Prove if K is a normal subgroup of a group G then $K'\trianglelefteq G$ where $K'=[K,K] =\langle [a, b]| a, b \in K\rangle$.

I have a theorem i feel like i should be able to use but i'm not sure how...this is it
Let $H\leq G$ and let $x, y\in G$ then $H\trianglelefteq G \iff [H,G]=\leq H$

and

if $G'\leq H$ then $H\trianglelefteq G$.

any ideas?
• Apr 30th 2009, 05:26 PM
ThePerfectHacker
Quote:

Originally Posted by delilahjam
here's the prob

Prove if K is a normal subgroup of a group G then $K'\trianglelefteq G$ where $K'=[K,K] =\langle [a, b]| a, b \in K\rangle$.

I have a theorem i feel like i should be able to use but i'm not sure how...this is it
Let $H\leq G$ and let $x, y\in G$ then $H\trianglelefteq G \iff [H,G]=\leq H$

and

if $G'\leq H$ then $H\trianglelefteq G$.

any ideas?

I think that $g[a,b]g^{-1} = [gag^{-1},gbg^{-1}]$.
• Apr 30th 2009, 05:34 PM
delilahjam
Quote:

Originally Posted by ThePerfectHacker
I think that $g[a,b]g^{-1} = [gag^{-1},gbg^{-1}]$.

I agree, but I can't just take a single commutator. The elements of K' are of the form $[a_1,b_1]^{r_1}[a_2,b_2]^{r_2}\cdots[a_n,b_n]^{r_n}$ for some $r_1, r_2\cdots \in \mathbb{Z}$
• Apr 30th 2009, 05:51 PM
NonCommAlg
Quote:

Originally Posted by delilahjam
I agree, but I can't just take a single commutator.

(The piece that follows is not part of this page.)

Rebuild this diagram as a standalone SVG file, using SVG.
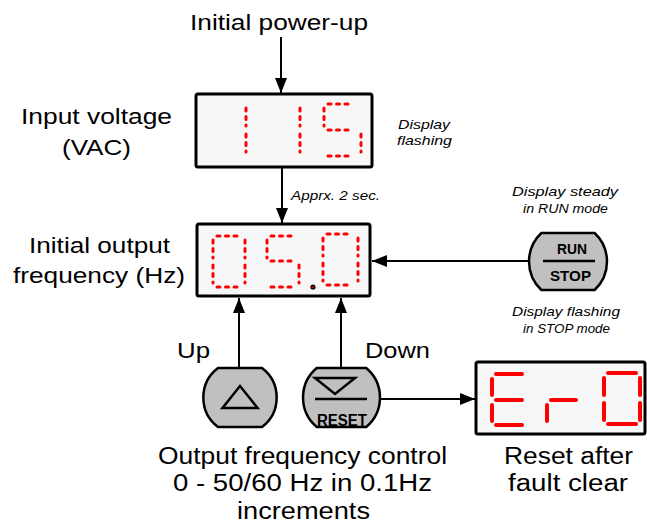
<svg xmlns="http://www.w3.org/2000/svg" width="647" height="527" viewBox="0 0 647 527">
<style>
.lbl{font-family:"Liberation Sans",Arial,sans-serif;font-size:22px;fill:#000;text-anchor:middle}
.big{font-size:23px}
.note{font-family:"Liberation Sans",Arial,sans-serif;font-size:13px;font-style:italic;fill:#000;text-anchor:middle}
.btxt{font-family:"Liberation Sans",Arial,sans-serif;font-size:15px;font-weight:bold;fill:#000;text-anchor:middle}
.disp{fill:#f7f7f7;stroke:#000;stroke-width:3}
.btn{fill:#c0c0c0;stroke:#000;stroke-width:2.5}
.seg{stroke:#ff0000;stroke-width:3;stroke-dasharray:3 5.5;stroke-linecap:round;fill:none}
.sol{stroke:#ff0000;stroke-width:4;stroke-linecap:round;fill:none}
.conn{stroke:#000;stroke-width:2;fill:none;marker-end:url(#ah)}
.ink{stroke:#000;stroke-width:2.5;fill:none}
</style>
<defs>
<marker id="ah" markerUnits="userSpaceOnUse" markerWidth="15" markerHeight="12" refX="15" refY="6" orient="auto">
<path d="M0,0 L15,6 L0,12 Z" fill="#000"/>
</marker>
</defs>

<g id="connectors">
<line class="conn" x1="281" y1="37" x2="281" y2="93"/>
<line class="conn" x1="282" y1="167" x2="282" y2="223"/>
<line class="conn" x1="529" y1="261" x2="372" y2="261"/>
<line class="conn" x1="239" y1="368" x2="239" y2="298"/>
<line class="conn" x1="341" y1="368" x2="341" y2="298"/>
<line class="conn" x1="380" y1="399" x2="475" y2="399"/>
</g>

<g id="power-up">
<text class="lbl" x="279" y="30" textLength="178" lengthAdjust="spacingAndGlyphs">Initial power-up</text>
</g>

<g id="input-voltage-label">
<text class="lbl" x="96.5" y="124" textLength="151" lengthAdjust="spacingAndGlyphs">Input voltage</text>
<text class="lbl" x="96.5" y="155" textLength="69" lengthAdjust="spacingAndGlyphs">(VAC)</text>
</g>

<g id="input-voltage-display">
<rect class="disp" x="196" y="94" width="176" height="73" rx="2"/>
<path class="seg" d="M246,108V126M246,134V152"/>
<path class="seg" d="M300,108V126M300,134V152"/>
<path class="seg" d="M328,104H351M324,108V126M328,130H351M361,134V152M328,156H351"/>
<text class="note" x="424" y="129" textLength="52" lengthAdjust="spacingAndGlyphs">Display</text>
<text class="note" x="424.5" y="145" textLength="55" lengthAdjust="spacingAndGlyphs">flashing</text>
</g>

<g id="delay-label">
<text class="note" x="335.5" y="200" textLength="89" lengthAdjust="spacingAndGlyphs">Apprx. 2 sec.</text>
</g>

<g id="output-frequency-label">
<text class="lbl" x="99.5" y="253" textLength="141" lengthAdjust="spacingAndGlyphs">Initial output</text>
<text class="lbl" x="99" y="283" textLength="172" lengthAdjust="spacingAndGlyphs">frequency (Hz)</text>
</g>

<g id="output-frequency-display">
<rect class="disp" x="197" y="224" width="173" height="72" rx="2"/>
<path class="seg" d="M217,236H238M213,240V258M213,265V283M245,240V258M245,265V283M217,287H238"/>
<path class="seg" d="M271,236H292M267,240V258M271,261H292M299,265V283M271,287H292"/>
<circle cx="313" cy="287" r="2.6" fill="#000"/>
<line x1="311.8" y1="288" x2="314.2" y2="286" stroke="#ff0000" stroke-width="1.2"/>
<path class="seg" d="M327,234H352M323,238V256M323,263V281M358,238V256M358,263V281M327,285H352"/>
</g>

<g id="run-stop-button">
<text class="note" x="565" y="196" textLength="106" lengthAdjust="spacingAndGlyphs">Display steady</text>
<text class="note" x="565.5" y="213" textLength="85" lengthAdjust="spacingAndGlyphs">in RUN mode</text>
<path class="btn" d="M541.4,233H594.6A39 39 0 0 1 594.6,290H541.4A39 39 0 0 1 541.4,233Z"/>
<line class="ink" x1="543" y1="261" x2="595" y2="261"/>
<text class="btxt" x="572" y="254" textLength="30" lengthAdjust="spacingAndGlyphs">RUN</text>
<text class="btxt" x="570.5" y="281" textLength="41" lengthAdjust="spacingAndGlyphs">STOP</text>
<text class="note" x="566" y="316" textLength="108" lengthAdjust="spacingAndGlyphs">Display flashing</text>
<text class="note" x="566.5" y="333" textLength="87" lengthAdjust="spacingAndGlyphs">in STOP mode</text>
</g>

<g id="up-button">
<text class="lbl" x="193.5" y="358" textLength="33" lengthAdjust="spacingAndGlyphs">Up</text>
<path class="btn" d="M218,368H262A37 37 0 0 1 262,427H218A37 37 0 0 1 218,368Z"/>
<path class="ink" d="M240,386L257.5,408H222.5Z" stroke-linejoin="miter"/>
</g>

<g id="reset-button">
<text class="lbl" x="397.5" y="358" textLength="65" lengthAdjust="spacingAndGlyphs">Down</text>
<path class="btn" d="M316.8,368H366.2A38.5 38.5 0 0 1 366.2,427H316.8A38.5 38.5 0 0 1 316.8,368Z"/>
<path class="ink" d="M315,378H355L335,394Z"/>
<line class="ink" x1="315" y1="399" x2="367" y2="399"/>
<text class="btxt" x="342" y="426" textLength="50" lengthAdjust="spacingAndGlyphs" style="font-size:16px">RESET</text>
</g>

<g id="error-display">
<rect class="disp" x="476" y="362" width="169" height="72" rx="2"/>
<path class="sol" d="M496,374H522M492,379V395M496,400H522M492,405V421M496,425H522"/>
<path class="sol" d="M547,405V421M551,400H576"/>
<path class="sol" d="M608,373H636M604,378V395M604,403V420M640,378V395M640,403V420M608,424H636"/>
</g>

<g id="frequency-control-label">
<text class="lbl big" x="302.5" y="464" textLength="289" lengthAdjust="spacingAndGlyphs">Output frequency control</text>
<text class="lbl big" x="302.5" y="491" textLength="259" lengthAdjust="spacingAndGlyphs">0 - 50/60 Hz in 0.1Hz</text>
<text class="lbl big" x="303.5" y="519" textLength="133" lengthAdjust="spacingAndGlyphs">increments</text>
</g>

<g id="reset-label">
<text class="lbl big" x="568.5" y="464" textLength="129" lengthAdjust="spacingAndGlyphs">Reset after</text>
<text class="lbl big" x="568" y="491" textLength="120" lengthAdjust="spacingAndGlyphs">fault clear</text>
</g>
</svg>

The elements of K' are of the form $[a_1,b_1]^{r_1}[a_2,b_2]^{r_2}\cdots[a_n,b_n]^{r_n}$ for some $r_1, r_2\cdots \in \mathbb{Z}$

it's a simple observation that if a subgroup $H$ of a group $G$ is generated by a set of elements, say $X,$ then $H$ is normal in $G$ if and only if $gxg^{-1} \in H,$ for all $g \in G, \ x \in X.$

the reason is that if $h \in H,$ then $h=x_1^{\pm 1} x_2^{\pm 1} \cdots x_n^{\pm 1},$ for some $x_i \in X.$ but then: $ghg^{-1}=(gx_1g^{-1})^{\pm 1}(gx_2 g^{-1})^{\pm 1} \cdots (gx_ng^{-1})^{\pm 1}.$ i think you see my point now!
• Apr 30th 2009, 07:58 PM
ziggychick
awesome thanks!
• Apr 30th 2009, 08:02 PM
delilahjam
actually thanks from me!

i guess we love mathhelpforum here so much we never sign out!